Review: Nuusic have had a wicked last 6 months, putting out a big compilation and then lots of smaller releases, all of which blend jungle with more rolling sounds, to great effect. Grimesy is the man of the hour this time around and his EP covers multiple fields, with 'Tribal' as bonkers, steppy banger with a bassline that rips and tears itself around the arrangement. The title track features T-Man and is equally as rough, with an old-school drum sound and a slick vocal overlap, all of which compliment a guttural bassline. The other two are also wicked - shouts to the Nuusic crew.
Review: Subwoofah are rolling things out nicely here with a joint four-tracker from Grimesy and Speaker Louis, who manage to combine riotous jungle with more considered tones to great effect. 'It Was' lands more on the side of the former except it smashes out the jump up stabs over a staggered, junglist undercarriage which injects a whole new dynamic of broken, torn energy to create a proper choon. 'What You Do' is a bit more stripped back, a bit more focused on the drum side of things and it works really well, sub-bass stabs abound in the gaps and its all just very sick. Top work you two.
Review: Last spotted on Euphonique's Subwoofah with the series statement of intent "We Here", Speaker Louis and Grimesy tag up once again for this equally heavy collection on Deep In The Jungle. Four tracks deep, each one a stinker, highlight include the bonafide bludclart jungle ruffage of "Can't Touch", the bounding subs of "Burning" and the full-strength sirens and tidal wave bass surges on the title track. Bad boys for life...

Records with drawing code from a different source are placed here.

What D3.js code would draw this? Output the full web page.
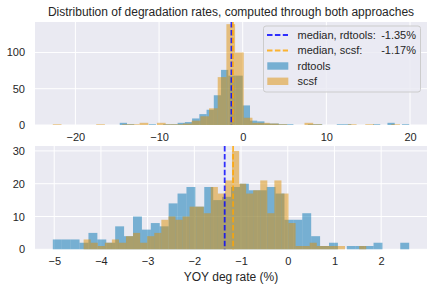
<!DOCTYPE html>
<html>
<head>
<meta charset="utf-8">
<script src="https://cdn.jsdelivr.net/npm/d3@7"></script>
<style>
  body { margin: 0; background: #ffffff; }
  svg text { font-family: "Liberation Sans", Arial, sans-serif; fill: #262626; }
</style>
</head>
<body>
<svg id="chart"></svg>
<script>
// Full range histograms, 40 equal bins between each range's min and max
const fullBlueRange = [-14.7, 19.9];
const fullBlueCounts = [3, 1, 0, 0, 1, 0, 1, 1, 3, 4,
                        9, 15, 21, 41, 76, 68, 68, 27, 6, 5,
                        2, 2, 1, 1, 0, 0, 1, 1, 0, 0,
                        1, 1, 0, 0, 0, 1, 0, 3, 0, 1];
const fullOrangeRange = [-22.7, 18.8];
const fullOrangeCounts = [1, 0, 0, 0, 0, 1, 0, 0, 1, 1,
                          3, 0, 3, 1, 1, 2, 6, 12, 23, 66,
                          139, 100, 10, 3, 3, 2, 1, 0, 0, 3,
                          1, 0, 0, 0, 1, 0, 1, 0, 0, 1];

// Zoomed histograms (values between -5 and 3), 40 bins each
const zoomBlueRange = [-5.03, 2.6];
const zoomBlueCounts = [3, 3, 3, 2, 5, 3, 2, 7, 4, 10,
                        6, 8, 7, 14, 17, 19, 13, 19, 15, 16,
                        19, 20, 18, 18, 19, 17, 9, 9, 11, 4,
                        1, 2, 0, 1, 1, 1, 2, 0, 0, 2];
const zoomOrangeRange = [-4.37, 1.68];
const zoomOrangeCounts = [3, 2, 1, 2, 3, 2, 4, 5, 2, 4,
                          5, 9, 10, 9, 10, 13, 13, 11, 19, 17,
                          21, 30, 20, 17, 18, 21, 11, 21, 17, 8,
                          1, 1, 2, 1, 1, 1, 1, 0, 0, 1];

const medianRdtools = -1.35;
const medianScsf = -1.17;

const fullXTicks = [-20, -10, 0, 10, 20];
const fullYTicks = [0, 50, 100];
const fullYMax = 142;
const zoomXTicks = [-5, -4, -3, -2, -1, 0, 1, 2];
const zoomYTicks = [0, 10, 20, 30];
const zoomYMax = 31.5;

const legendLabels = ["median, rdtools:", "median, scsf:", "rdtools", "scsf"];
const legendValues = ["-1.35%", "-1.17%"];

const W = 438, H = 290;
const left = 35, right = 427;
const bg = "#eaeaf2";
const blueBar = "#0173b2", orangeBar = "#de8f05";
const blueLine = "blue", orangeLine = "orange";

const svg = d3.select("#chart").attr("width", W).attr("height", H);

function toBins(range, counts) {
    const step = (range[1] - range[0]) / counts.length;
    return counts.map((c, i) => ({ x0: range[0] + i * step, x1: range[0] + (i + 1) * step, n: c }));
}

function drawPanel(cfg) {
    const lo = Math.min(cfg.blueRange[0], cfg.orangeRange[0]);
    const hi = Math.max(cfg.blueRange[1], cfg.orangeRange[1]);
    const pad = 0.05 * (hi - lo);

    const x = d3.scaleLinear().domain([lo - pad, hi + pad]).range([left, right]);
    const y = d3.scaleLinear().domain([0, cfg.yMax]).range([cfg.bottom, cfg.top]);

    const g = svg.append("g");

    g.append("rect")
        .attr("x", left).attr("y", cfg.top)
        .attr("width", right - left).attr("height", cfg.bottom - cfg.top)
        .attr("fill", bg);

    // grid
    g.selectAll(".vgrid").data(cfg.xTicks).join("line")
        .attr("x1", d => x(d)).attr("x2", d => x(d))
        .attr("y1", cfg.top).attr("y2", cfg.bottom)
        .attr("stroke", "#fff").attr("stroke-width", 1);
    g.selectAll(".hgrid").data(cfg.yTicks).join("line")
        .attr("x1", left).attr("x2", right)
        .attr("y1", d => y(d)).attr("y2", d => y(d))
        .attr("stroke", "#fff").attr("stroke-width", 1);

    // bars
    [[cfg.blueRange, cfg.blueCounts, blueBar], [cfg.orangeRange, cfg.orangeCounts, orangeBar]].forEach(([r, c, col]) => {
        g.append("g").selectAll("rect")
            .data(toBins(r, c).filter(b => b.n > 0))
            .join("rect")
            .attr("x", d => x(d.x0))
            .attr("width", d => x(d.x1) - x(d.x0))
            .attr("y", d => y(d.n))
            .attr("height", d => y(0) - y(d.n))
            .attr("fill", col)
            .attr("fill-opacity", 0.5);
    });

    // medians
    [[medianRdtools, blueLine], [medianScsf, orangeLine]].forEach(([m, col]) => {
        g.append("line")
            .attr("x1", x(m)).attr("x2", x(m))
            .attr("y1", cfg.top).attr("y2", cfg.bottom)
            .attr("stroke", col).attr("stroke-opacity", 0.8)
            .attr("stroke-width", 1.8)
            .attr("stroke-dasharray", "5.5,2.4");
    });

    // axes
    const xAxisG = g.append("g")
        .attr("transform", `translate(0,${cfg.bottom})`)
        .call(d3.axisBottom(x).tickValues(cfg.xTicks).tickSize(0).tickPadding(8));
    const yAxisG = g.append("g")
        .attr("transform", `translate(${left},0)`)
        .call(d3.axisLeft(y).tickValues(cfg.yTicks).tickSize(0).tickPadding(10));
    [xAxisG, yAxisG].forEach(a => {
        a.select(".domain").remove();
        a.selectAll("text").style("font-size", "11px").attr("fill", "#262626");
    });

    return { x, y, g };
}

const topPanel = drawPanel({
    top: 22, bottom: 125,
    blueRange: fullBlueRange, blueCounts: fullBlueCounts,
    orangeRange: fullOrangeRange, orangeCounts: fullOrangeCounts,
    xTicks: fullXTicks, yTicks: fullYTicks, yMax: fullYMax
});

drawPanel({
    top: 146, bottom: 249.3,
    blueRange: zoomBlueRange, blueCounts: zoomBlueCounts,
    orangeRange: zoomOrangeRange, orangeCounts: zoomOrangeCounts,
    xTicks: zoomXTicks, yTicks: zoomYTicks, yMax: zoomYMax
});

// title and x label
svg.append("text")
    .attr("x", (left + right) / 2).attr("y", 16)
    .attr("text-anchor", "middle")
    .style("font-size", "12px")
    .text("Distribution of degradation rates, computed through both approaches");

svg.append("text")
    .attr("x", (left + right) / 2).attr("y", 281)
    .attr("text-anchor", "middle")
    .style("font-size", "12px")
    .text("YOY deg rate (%)");

// legend
const leg = svg.append("g");
leg.append("rect")
    .attr("x", 263.5).attr("y", 26).attr("width", 157).attr("height", 66)
    .attr("rx", 2.5)
    .attr("fill", bg).attr("fill-opacity", 0.8)
    .attr("stroke", "#cccccc").attr("stroke-width", 1);

const rowY = [35, 50.5, 66, 81.3];
[blueLine, orangeLine].forEach((col, i) => {
    leg.append("line")
        .attr("x1", 267).attr("x2", 288)
        .attr("y1", rowY[i]).attr("y2", rowY[i])
        .attr("stroke", col).attr("stroke-opacity", 0.8)
        .attr("stroke-width", 1.8)
        .attr("stroke-dasharray", "5.5,2.4");
});
[blueBar, orangeBar].forEach((col, i) => {
    leg.append("rect")
        .attr("x", 267.3).attr("y", rowY[i + 2] - 3.7)
        .attr("width", 21).attr("height", 7.4)
        .attr("fill", col).attr("fill-opacity", 0.5);
});
legendLabels.forEach((t, i) => {
    leg.append("text")
        .attr("x", 297.5).attr("y", rowY[i]).attr("dy", "0.35em")
        .style("font-size", "11px")
        .text(t);
});
legendValues.forEach((t, i) => {
    leg.append("text")
        .attr("x", 416).attr("y", rowY[i]).attr("dy", "0.35em")
        .attr("text-anchor", "end")
        .style("font-size", "11px")
        .text(t);
});
</script>
</body>
</html>
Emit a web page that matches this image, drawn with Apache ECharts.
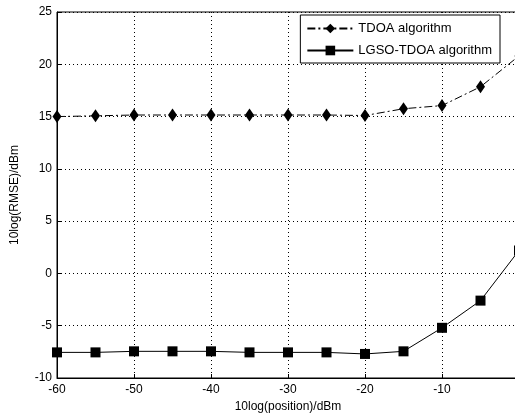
<!DOCTYPE html>
<html>
<head>
<meta charset="utf-8">
<script src="https://cdn.jsdelivr.net/npm/echarts@6/dist/echarts.min.js"></script>
<style>
  html, body { margin: 0; padding: 0; background: #fff; }
  #chart { width: 515px; height: 416px; }
</style>
</head>
<body>
<div id="chart"></div>
<script>
// x values (10log(position), dBm)
var positions = [-60, -55, -50, -45, -40, -35, -30, -25, -20, -15, -10, -5, 0];
// 10log(RMSE)
var tdoaValues = [15.0, 15.07, 15.15, 15.15, 15.15, 15.15, 15.15, 15.15, 15.1, 15.75, 16.05, 17.85, 20.8];
var lgsoValues = [-7.55, -7.55, -7.45, -7.45, -7.45, -7.55, -7.55, -7.55, -7.7, -7.45, -5.2, -2.6, 2.2];

var seriesNames = ['TDOA algorithm', 'LGSO-TDOA algorithm'];

function pairs(xs, ys) {
    return xs.map(function (x, i) { return [x, ys[i]]; });
}

var myChart = echarts.init(document.getElementById('chart'));

var font = 'Liberation Sans, Arial, sans-serif';

var option = {
    animation: false,
    backgroundColor: '#fff',
    grid: {
        left: 57,
        top: 12,
        width: 462,
        height: 366,
        outerBoundsMode: 'none',
        containLabel: false,
        show: true,
        borderColor: '#000',
        borderWidth: 1
    },
    legend: {
        orient: 'vertical',
        right: 15,
        top: 15,
        itemWidth: 46,
        itemHeight: 12,
        itemGap: 9,
        padding: [7, 8, 6, 6],
        backgroundColor: '#fff',
        borderColor: '#000',
        borderWidth: 1,
        borderRadius: 0,
        textStyle: { fontFamily: font, fontSize: 13, color: '#000' },
        data: seriesNames
    },
    xAxis: {
        type: 'value',
        min: -60,
        max: 0,
        interval: 10,
        name: '10log(position)/dBm',
        nameLocation: 'middle',
        nameGap: 22,
        nameTextStyle: { fontFamily: font, fontSize: 12, color: '#000' },
        axisLine: { onZero: false, lineStyle: { color: '#000' } },
        axisTick: { inside: true, length: 4, lineStyle: { color: '#000' } },
        axisLabel: { fontFamily: font, fontSize: 12, color: '#000', margin: 6 },
        splitLine: { show: true, lineStyle: { color: '#000', type: [1, 3] } }
    },
    yAxis: {
        type: 'value',
        min: -10,
        max: 25,
        interval: 5,
        name: '10log(RMSE)/dBm',
        nameLocation: 'middle',
        nameGap: 36,
        nameTextStyle: { fontFamily: font, fontSize: 12, color: '#000' },
        axisLine: { show: true, onZero: false, lineStyle: { color: '#000' } },
        axisTick: { show: true, inside: true, length: 4, lineStyle: { color: '#000' } },
        axisLabel: { fontFamily: font, fontSize: 12, color: '#000', margin: 5 },
        splitLine: { show: true, lineStyle: { color: '#000', type: [1, 3] } }
    },
    series: [
        {
            name: seriesNames[0],
            type: 'line',
            data: pairs(positions, tdoaValues),
            symbol: 'diamond',
            symbolSize: [9, 13],
            color: '#000',
            lineStyle: { color: '#000', width: 1, type: [8, 3, 2, 3] },
            itemStyle: { color: '#000' }
        },
        {
            name: seriesNames[1],
            type: 'line',
            data: pairs(positions, lgsoValues),
            symbol: 'rect',
            symbolSize: 10,
            color: '#000',
            lineStyle: { color: '#000', width: 1 },
            itemStyle: { color: '#000' }
        }
    ]
};

myChart.setOption(option);
</script>
</body>
</html>
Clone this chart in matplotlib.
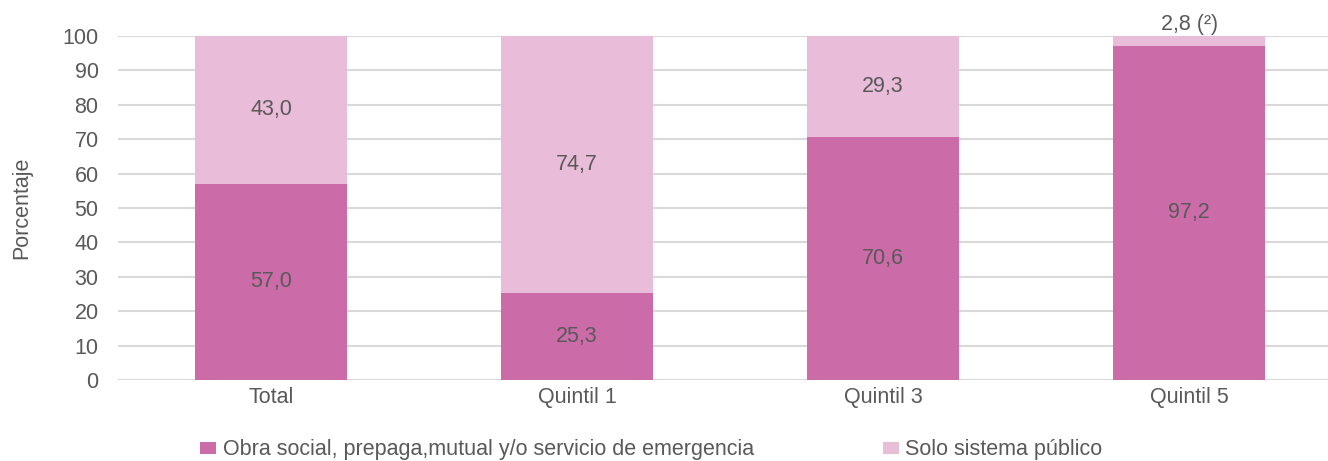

Review: Not to be confused with the Julia Roberts classic, the Sound of Nuusic isn't a Bavarian epic but instead a UK underground epic of compilation sized proportions, with a whole raft of underground talents offering up a diverse concoction of jungle flavours. With Conrad Subs making several appearances, his stand-out contribution is 'Leave Dem', with a funked-up loping introduction that's seriously smooth but which quickly devolves into a stuttering balance of breaks and reece bass action. There's wicked jungle contributions from Kumarachi and RMS as well as Sheffield upstart Charla Green, whose knock-down breaks carry some serious weight. This is a must-listen for anyone who likes their jungle music.